= Henri Coutière =

French zoologist (1869–1952)

François Louis Henri Coutière (4 March 1869 in Saulzet - 23 August 1952 in Orvilliers) was a French zoologist, who specialized in the field of carcinology (crustaceans).

In 1895 he received his bachelor's degree in natural sciences, and during the following year, obtained his pharmacy degree 1st class. By way of a recommendation from Alphonse Milne-Edwards, he embarked on a zoological mission to the Red Sea in 1897 on behalf of the Muséum d'Histoire Naturelle. In 1899 he was named chef de service under Milne-Edwards in the laboratory of anatomic zoology at the École des hautes études.

In 1899 he obtained his doctorate in natural sciences with a dissertation-thesis on the snapping shrimp family Alpheidae, and during the following year began teaching classes in zoology at the École supérieure de Pharmacie in Paris. From 1902 to 1937 he was a full professor of zoology at the school of pharmacy.
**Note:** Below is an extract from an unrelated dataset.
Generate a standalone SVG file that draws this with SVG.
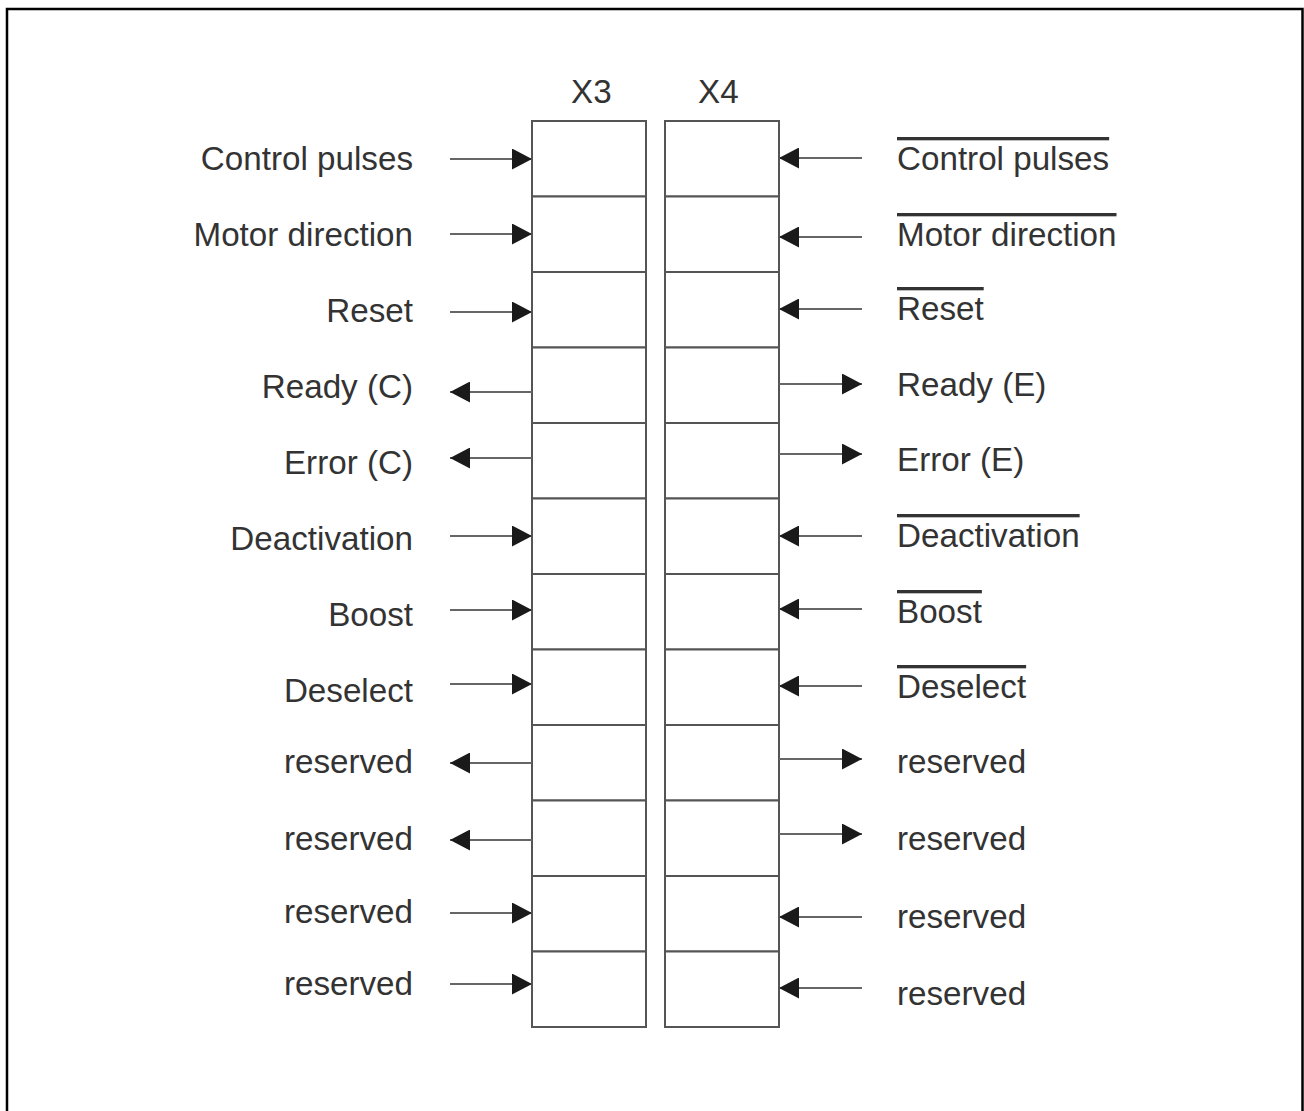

In 1910 he was appointed president of the Société zoologique de France. The shrimp genera Coutierea and Coutierella (family Palaemonidae) commemorate his name, as do species with the epithet coutierei; e.g. Stenothoe coutieri (Chevreux, 1908).

== Selected works ==
- Les "Alpheidae," morphologie externe et interne, formes larvaires, bionomie, 1899 - On Alpheidae, external and internal morphology, larval forms, bionomics.
- Poissons vénimeux et poissons vénéneux. Venins, toxalbumines du sérum et des organes, toxines microbiennes d'infection et de putréfaction, 1899 - Venomous fish and fish poisons.
- Crustacés schizopodes et décapodes, 1918 - Schizopods and decapods.
- Le monde vivant (5 volumes 1927–30; preface by Léon Guignard) - The living world.
- Connais-toi ou la physiologie sans pleurs, 1936.
- Connais tes ennemis. Les ennemis extèrieurs, 1938.
- Connais tes ennemis. Les ennemis intérieurs, 1939.
- Connais tes outils. Diastases, vitamines, hormones 1943.